The Dominionists are Coming
At one time I naïvely thought fundamentalists were just a bunch of backwoods yokels and that humanism was steadily advancing and would ultimately prevail. Then there was the 1966 Time magazine cover asking, “Is God Dead?” An autopsy turned out to be premature, as I and others were caught off guard by the rise of the religious right. I went to a fundraiser for Jerry Falwell and the Moral Majority and I walked away incredibly impressed by his savvy political prowess, his oratory skill, and brilliant intelligence that overcame any prejudices I had as to fundamentalist leaders’ abilities. It was an epiphany for me as a young man, as I realized religion can bend the minds of intelligent people. I wished then we had a few more in our movement with Falwell’s talent.

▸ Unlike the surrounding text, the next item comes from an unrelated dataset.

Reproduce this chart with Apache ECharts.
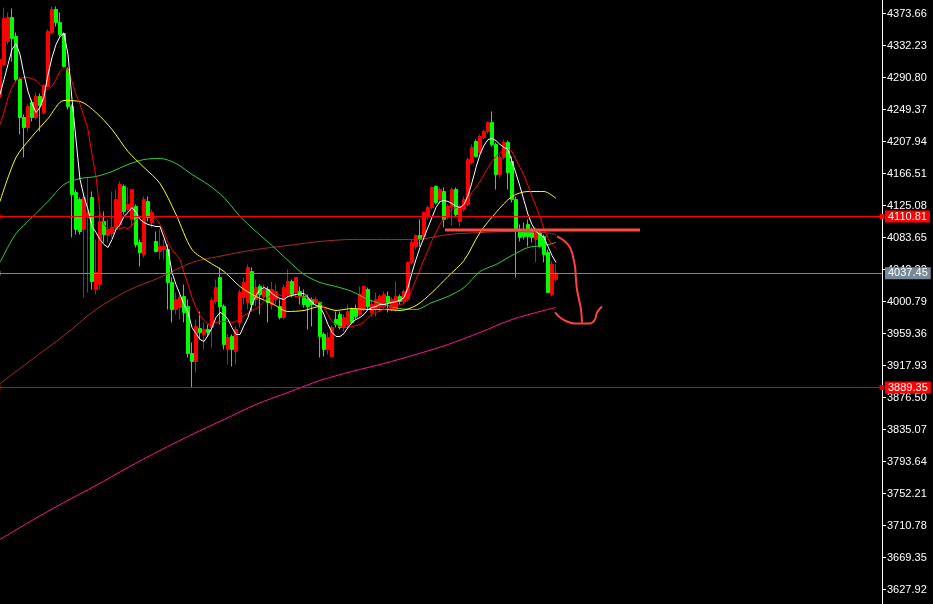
<!DOCTYPE html>
<html><head><meta charset="utf-8">
<style>html,body{margin:0;padding:0;background:#000;}#c{width:933px;height:604px;}</style>
<script src="https://cdn.jsdelivr.net/npm/echarts/dist/echarts.min.js"></script>
</head><body><div id="c"></div>
<script>
// ---- candle data (price units) ----
const opens = [
4266.2,4307.6,4337.4,4368.5,4343.9,4288.2,4239.0,4226.1,4258.4,4239.0,
4266.2,4245.5,4279.2,4349.1,4378.9,4362.0,4347.8,4301.2,4253.3,4141.9,
4132.9,4094.0,4109.6,4135.4,4016.3,4022.8,4104.4,4086.3,4088.8,4096.6,
4100.5,4149.7,4119.9,4107.0,4123.8,4077.2,4061.7,4130.3,4103.1,4078.5,
4065.5,4068.1,4068.1,4025.4,3990.4,3993.0,4007.3,3994.3,3933.5,3923.1,
3965.8,3958.1,3964.6,3967.1,4000.8,4031.9,3994.3,3938.7,3955.5,3936.1,
3973.6,4006.0,3999.5,4039.6,4003.4,4020.2,4007.3,4016.3,3996.9,4003.4,
3994.3,3980.1,4009.9,4026.7,4012.4,4013.8,4007.3,4003.4,4003.4,3999.5,
3999.5,3958.1,3938.7,3929.6,3977.5,3984.0,3967.1,3971.0,3990.4,3990.4,
3984.0,3990.4,4016.3,3986.6,3990.4,3993.0,3994.3,4007.3,3990.4,3990.4,
4007.3,4000.8,4003.4,4051.3,4072.0,4086.3,4085.0,4110.9,4122.5,4149.7,
4132.9,4143.2,4109.6,4123.8,4145.8,4104.4,4119.9,4126.4,4180.8,4208.0,
4193.7,4213.1,4220.9,4232.6,4204.1,4165.2,4187.2,4206.7,4182.1,4132.9,
4094.0,4091.4,4100.5,4091.4,4081.1,4090.1,4085.0,4064.2,4009.9,4029.3];
const closes = [
4314.1,4367.2,4368.5,4341.3,4288.2,4239.0,4226.1,4253.3,4239.0,4266.2,
4254.6,4280.5,4350.4,4378.9,4362.0,4346.5,4305.1,4253.3,4139.3,4094.0,
4091.4,4135.4,4116.0,4026.7,4038.4,4104.4,4087.5,4094.0,4096.6,4132.9,
4152.3,4117.3,4126.4,4145.8,4074.6,4064.2,4132.9,4109.6,4116.0,4065.5,
4072.0,4072.0,4025.4,3990.4,4003.4,4006.0,3986.6,3933.5,3923.1,3968.4,
3960.7,3964.6,3960.7,4002.1,4018.9,3994.3,3945.1,3954.2,3938.7,3964.6,
4012.4,4025.4,4044.8,3996.9,4018.9,4009.9,4016.3,3999.5,4016.3,4013.8,
3980.1,4018.9,4026.7,4009.9,4031.9,4007.3,3996.9,3994.3,3996.9,4003.4,
3955.5,3938.7,3954.2,3967.1,3971.0,3967.1,3980.1,3987.9,3973.6,3981.4,
4009.9,4020.2,3994.3,3996.9,4003.4,4007.3,4009.9,3999.5,4003.4,4007.3,
4000.8,4013.8,4051.3,4077.2,4086.3,4081.1,4116.0,4122.5,4148.4,4129.0,
4145.8,4107.0,4123.8,4145.8,4113.4,4123.8,4132.9,4184.6,4200.2,4188.5,
4214.4,4220.9,4232.6,4204.1,4165.2,4187.2,4206.7,4167.8,4132.9,4094.0,
4083.7,4085.0,4085.0,4083.7,4094.0,4072.0,4061.7,4012.4,4048.7,4037.45];
const lows = [
4262.3,4305.1,4333.5,4311.5,4284.3,4217.0,4187.2,4220.9,4233.9,4236.4,
4220.9,4242.9,4277.9,4346.5,4356.8,4343.9,4303.8,4249.4,4083.7,4087.5,
4087.5,4006.0,4012.4,4016.3,4009.9,4016.3,4077.2,4077.2,4083.7,4091.4,
4096.6,4113.4,4117.3,4097.9,4070.7,4046.1,4057.8,4104.4,4096.6,4064.2,
4055.2,4055.2,3990.4,3973.6,3984.0,3977.5,3973.6,3928.3,3889.35,3908.9,
3951.6,3938.7,3955.5,3941.2,3996.9,3971.0,3938.7,3919.2,3916.6,3919.2,
3967.1,3996.9,3990.4,3987.9,3994.3,3984.0,4003.4,3973.6,3990.4,3996.9,
3977.5,3977.5,4006.0,4006.0,4006.0,3996.9,3993.0,3964.6,3968.4,3995.6,
3928.3,3929.6,3932.2,3928.3,3967.1,3964.6,3962.0,3967.1,3971.0,3977.5,
3981.4,3987.9,3990.4,3981.4,3981.4,3986.6,3990.4,3986.6,3987.9,3987.9,
3996.9,3996.9,4000.8,4048.7,4068.1,4072.0,4081.1,4107.0,4119.9,4126.4,
4127.7,4096.6,4107.0,4099.2,4109.6,4097.9,4117.3,4123.8,4178.2,4187.2,
4191.1,4210.5,4218.3,4201.5,4145.8,4161.3,4184.6,4145.8,4129.0,4031.9,
4078.5,4081.1,4072.0,4077.2,4051.3,4070.7,4051.3,4012.4,4007.3,4026.7];
const highs = [
4318.0,4381.4,4375.0,4380.2,4349.1,4290.8,4242.9,4255.9,4262.3,4271.4,
4270.1,4281.8,4353.0,4382.7,4382.7,4375.0,4349.1,4303.8,4255.9,4145.8,
4135.4,4139.3,4161.3,4143.2,4081.1,4117.3,4117.3,4107.0,4143.2,4145.8,
4156.2,4152.3,4148.4,4145.8,4126.4,4081.1,4136.7,4136.7,4119.9,4091.4,
4094.0,4081.1,4074.6,4031.9,4012.4,4009.9,4022.8,4003.4,3947.7,3977.5,
3987.9,3973.6,3971.0,4006.0,4029.3,4044.8,3996.9,3958.1,3958.1,3968.4,
4016.3,4031.9,4048.7,4044.8,4029.3,4022.8,4022.8,4020.2,4026.7,4022.8,
4003.4,4022.8,4042.2,4029.3,4031.9,4020.2,4016.3,4009.9,4006.0,4007.3,
4000.8,3960.7,3960.7,3969.7,3987.9,3987.9,3984.0,3996.9,3993.0,3996.9,
4020.2,4021.5,4018.9,4003.4,4012.4,4009.9,4013.8,4013.8,4006.0,4026.7,
4009.9,4016.3,4052.6,4081.1,4087.5,4107.0,4117.3,4125.1,4149.7,4151.0,
4148.4,4148.4,4126.4,4148.4,4148.4,4126.4,4136.7,4187.2,4204.1,4210.5,
4217.0,4223.5,4233.9,4246.8,4206.7,4191.1,4210.5,4209.2,4188.5,4136.7,
4100.5,4103.1,4107.0,4096.6,4096.6,4094.0,4087.5,4068.1,4052.6,4048.7];

// ---- moving averages ----
const maWhite = [
4268.8,4288.2,4307.6,4327.1,4334.8,4320.6,4294.7,4272.7,4257.2,4245.5,
4252.0,4266.2,4294.7,4316.7,4333.5,4343.9,4347.8,4320.6,4262.3,4210.5,
4158.8,4136.7,4119.9,4097.9,4090.1,4081.1,4074.6,4070.7,4081.1,4094.0,
4100.5,4110.9,4116.0,4122.5,4116.0,4107.0,4103.1,4100.5,4099.2,4097.9,
4097.9,4083.7,4068.1,4038.4,4022.8,4009.9,3996.9,3986.6,3967.1,3959.4,
3951.6,3949.0,3956.8,3967.1,3980.1,3986.6,3984.0,3977.5,3967.1,3958.1,
3958.1,3969.7,3980.1,3996.9,4008.6,4016.3,4018.9,4016.3,4011.2,4007.3,
4004.7,4003.4,4007.3,4008.6,4009.9,4011.2,4011.2,4006.0,3999.5,3995.6,
3994.3,3984.0,3971.0,3960.7,3955.5,3955.5,3959.4,3967.1,3973.6,3977.5,
3980.1,3984.0,3990.4,3993.0,3994.3,3996.9,3996.9,3998.2,3999.5,4000.8,
4002.1,4006.0,4018.9,4038.4,4055.2,4070.7,4083.7,4096.6,4109.6,4122.5,
4130.3,4131.6,4130.3,4127.7,4123.8,4122.5,4126.4,4138.0,4154.9,4174.3,
4191.1,4202.8,4210.5,4211.8,4209.2,4204.1,4200.2,4197.6,4182.1,4166.5,
4149.7,4131.6,4113.4,4100.5,4091.4,4087.5,4083.7,4072.0,4060.4,4051.3];
const maRed = [
4230.0,4245.5,4264.9,4277.9,4286.9,4289.5,4290.8,4290.8,4289.5,4286.9,
4281.8,4276.6,4275.3,4279.2,4288.2,4298.6,4303.8,4301.2,4285.6,4268.8,
4255.9,4240.3,4223.5,4191.1,4162.6,4116.0,4100.5,4094.0,4091.4,4094.0,
4095.3,4096.6,4095.3,4099.2,4107.0,4109.6,4110.9,4110.9,4110.9,4108.3,
4100.5,4090.1,4077.2,4068.1,4061.7,4055.2,4038.4,4022.8,4006.0,3993.0,
3982.7,3976.2,3971.0,3972.3,3973.6,3974.9,3974.9,3974.9,3973.6,3974.9,
3978.8,3982.7,3985.3,3989.2,3991.7,3995.6,4000.8,4006.0,4009.9,4012.4,
4008.6,4007.3,4009.9,4008.6,4007.3,4007.3,4006.0,4006.0,4003.4,4000.8,
3999.5,3993.0,3984.0,3974.9,3971.0,3968.4,3967.1,3967.1,3968.4,3969.7,
3971.0,3974.9,3980.1,3984.0,3986.6,3989.2,3990.4,3991.7,3994.3,3995.6,
3996.9,3998.2,4003.4,4016.3,4029.3,4042.2,4055.2,4066.8,4079.8,4090.1,
4100.5,4108.3,4114.7,4119.9,4122.5,4122.5,4125.1,4132.9,4141.9,4148.4,
4156.2,4165.2,4174.3,4182.1,4188.5,4193.7,4196.3,4197.6,4195.0,4184.6,
4174.3,4163.9,4151.0,4136.7,4123.8,4110.9,4094.0,4082.4,4074.6,4069.4];
const idx4 = [0,4,8,12,16,20,24,28,32,36,40,44,48,52,56,60,64,68,72,76,80,84,88,92,96,100,104,108,112,116,120,124,128,132,136,139];
const maYellow = [4130.3,4187.2,4214.4,4237.7,4261.0,4259.7,4245.5,4223.5,4195.0,4174.3,4153.6,4113.4,4068.1,4052.6,4039.6,4020.2,4007.3,3998.2,3987.9,3989.2,3994.3,3989.2,3991.7,3990.4,3990.4,3989.2,3995.6,4012.4,4033.2,4053.9,4090.1,4116.0,4136.7,4143.2,4143.2,4134.2];
const maGreen = [4051.3,4088.8,4109.6,4130.3,4152.3,4160.0,4162.6,4169.1,4178.2,4184.6,4185.9,4179.5,4165.2,4152.3,4135.4,4110.9,4091.4,4073.3,4053.9,4035.8,4025.4,4020.2,4013.8,4003.4,3996.9,3991.7,3990.4,3999.5,4007.3,4018.9,4039.6,4048.7,4060.4,4070.7,4073.3,4077.2];
const idx8 = [0,8,16,24,32,40,48,56,64,72,80,88,96,104,112,120,128,136,139];
const maBrown = [3894.6,3925.7,3956.8,3990.4,4015.0,4031.9,4051.3,4060.4,4068.1,4073.3,4078.5,4081.1,4081.1,4081.1,4087.5,4090.1,4091.4,4090.1,4087.5];
const maPink = [3692.7,3717.3,3740.6,3762.6,3785.9,3807.9,3828.6,3848.0,3867.5,3883.0,3898.5,3910.2,3920.5,3932.2,3945.1,3960.7,3977.5,3989.2,3993.0];

// ---- levels and tick labels ----
const resistance = 4110.81, lowLevel = 3889.35, lastPrice = 4037.45;
const axisMin = 3586.49, axisMax = 4415.09, tickStep = 41.43;

// ---- hand-drawn annotation (x in bar units, y in price) ----
const zoneX = [111.25, 160], zoneY = [4093.4, 4093.4];
const arrowX = [139.25,141.25,142.5,143.25,143.75,144,144.25,144.75,145.25,145.5];
const arrowY = [4085.0,4078.5,4070.7,4059.1,4046.1,4029.3,4016.3,4003.4,3990.4,3973.6];
const hookX = [138.75,140,141.75,143.75,145.5,147.5,148.75,149.25,150.5];
const hookY = [3986.6,3980.1,3974.9,3972.3,3972.3,3972.3,3977.5,3986.6,3994.3];

const SLOTS = 221;
const cats = Array.from({length: SLOTS}, (_, i) => String(i));
const candleData = opens.map((o, i) => [o, closes[i], lows[i], highs[i]]);
const pairs = (xs, ys) => xs.map((x, i) => [x, ys[i]]);
const FONT = 'Liberation Sans';

function lineS(name, data, color, extra) {
  return Object.assign({
    name, type: 'line', data, symbol: 'none', silent: true,
    lineStyle: {color, width: 1}, z: 3, animation: false
  }, extra || {});
}
function tag(value, bg, lineColor, withSym) {
  return {
    yAxis: value,
    symbol: withSym ? ['none', 'rect'] : ['none', 'none'], symbolSize: 5,
    lineStyle: {color: lineColor, width: 1, type: 'solid'},
    label: {show: true, position: 'end', distance: 3, formatter: () => value.toFixed(2),
      color: '#fff', backgroundColor: bg, padding: [1, 3, 0, 3], fontFamily: FONT, fontSize: 11}
  };
}

const chart = echarts.init(document.getElementById('c'));
chart.setOption({
  backgroundColor: '#000',
  animation: false,
  grid: {left: -2, right: 51, top: -18.5, bottom: -17.5, containLabel: false, outerBoundsMode: 'none'},
  xAxis: [
    {type: 'category', data: cats, show: false, boundaryGap: true},
    {type: 'value', min: -0.5, max: SLOTS - 0.5, show: false}
  ],
  yAxis: {
    type: 'value', position: 'right', min: axisMin, max: axisMax, interval: tickStep,
    axisLine: {show: true, onZero: false, lineStyle: {color: '#fff', width: 1}},
    axisTick: {show: true, length: 4, lineStyle: {color: '#fff'}},
    axisLabel: {color: '#fff', fontFamily: FONT, fontSize: 11, margin: 5, formatter: v => v.toFixed(2)},
    splitLine: {show: false}
  },
  series: [
    lineS('pink', pairs(idx8, maPink), '#ff1493', {smooth: 0.3}),
    lineS('brown', pairs(idx8, maBrown), '#a52a2a', {smooth: 0.3,
      markLine: {silent: true, animation: false, symbol: ['none', 'none'],
        data: [tag(lastPrice, '#778899', '#778899', false)]}}),
    {
      type: 'candlestick', data: candleData, barWidth: 3, z: 2, silent: true,
      itemStyle: {color: '#ff0000', color0: '#00ff00', borderColor: '#ff0000', borderColor0: '#00ff00', borderWidth: 1},
      markLine: {silent: true, animation: false, symbol: ['none', 'rect'], symbolSize: 5,
        data: [tag(resistance, '#ff0000', '#ff0000', true), tag(lowLevel, '#ff0000', '#e00000', true)]}
    },
    lineS('green', pairs(idx4, maGreen), '#32cd32', {smooth: 0.3}),
    lineS('yellow', pairs(idx4, maYellow), '#ffff00', {smooth: 0.3}),
    lineS('red', maRed, '#ff0000'),
    lineS('white', maWhite, '#ffffff'),
    lineS('zone', pairs(zoneX, zoneY), '#ff4848', {xAxisIndex: 1, lineStyle: {color: '#ff4848', width: 3}, z: 5}),
    lineS('arrow', pairs(arrowX, arrowY), '#ff4040', {xAxisIndex: 1, smooth: 0.4, lineStyle: {color: '#ff4040', width: 2}, z: 5}),
    lineS('hook', pairs(hookX, hookY), '#ff4040', {xAxisIndex: 1, smooth: 0.4, lineStyle: {color: '#ff4040', width: 2}, z: 5})
  ]
});
</script>
</body></html>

Today we celebrate the upward secular trends that many seem to think will continue, but trends are only trends until they’re not. Fundamentalists in all religions are doubling down in their intensity worldwide as they blame modernity and secular humanism for all their problems.
One group I’ve been interested in is the religious right within the Tea Party. I joined a local Tea Party group in order to learn about them and estimate around 40 percent of the people were serious paranoids talking about black helicopters and the like. (Someone asked me why I went to these meetings and I told them it was the best free show in town.) There is an acknowledged bifurcation of the Ayn Rand Objectivists/Libertarian types and the religious right wing, but it’s obvious that the latter dominates, differing only in that it feels the destruction of government and civic duty is part of God’s plan to put a theocracy in place.
Enter the Dominionist movement, which is beginning to dominate the religious right with its intent to tear down government. One of the movement’s figureheads, U.S. Senator Ted Cruz (R-TX), is an ideological bulldog and, like Falwell, is not to be underestimated.
Cruz graduated cum laude from Princeton University. In 1992 he was named U.S. National Speaker of the Year, graduated magna cum laude from Harvard Law School, and was a primary editor of the Harvard Law Review. He is dedicated, bright, and I think will be around for a while, determined not to make government work, but to eliminate it. Why? He follows his father, Rafael Cruz, who is reportedly a pastor with Dominionist Purifying Fire Ministries and has preached how Christians should “take dominion” over the earth: “Dominion is over every area—society, education, government, economics…”
The Democratic Party is certainly not immune to this sort of demagoguery, as my district’s congressman, Mike McIntyre (D-NC), scores 8 percent on Americans United for Separation of Church and State’s ratings for upholding secularism. “We know that the true source of power cannot be found here in the halls of Congress or in the Oval Office in the West Wing or in the chambers of the Supreme Court,” McIntyre told his fellow lawmakers, “but only on our knees before the one who is the true source of power!”
As humanists, we’ve always focused on building the good life in the here and now, realizing we are social animals embedded in society. Humanism isn’t political, but our hopes for a better world rely on the ability to work with those with differing views. We are now faced with a religious zealotry targeted squarely at us and the greater social contract. Do not misunderstand their motivations. They are domestic terrorists who have infiltrated the government in order to destroy it. They lie about their desire to improve the standard of living of everyday Americans, when they actually just want to destroy government and secular thought. (My own brother-in-law once sent me Dominionist literature calling for concentration camps for atheists and gays.)
The Dominionists have talented, dedicated, patient, and, in many cases, intelligent ideologues committed for the decades ahead. The religious right sees this as a long-term war for the heart and soul of America. Do we?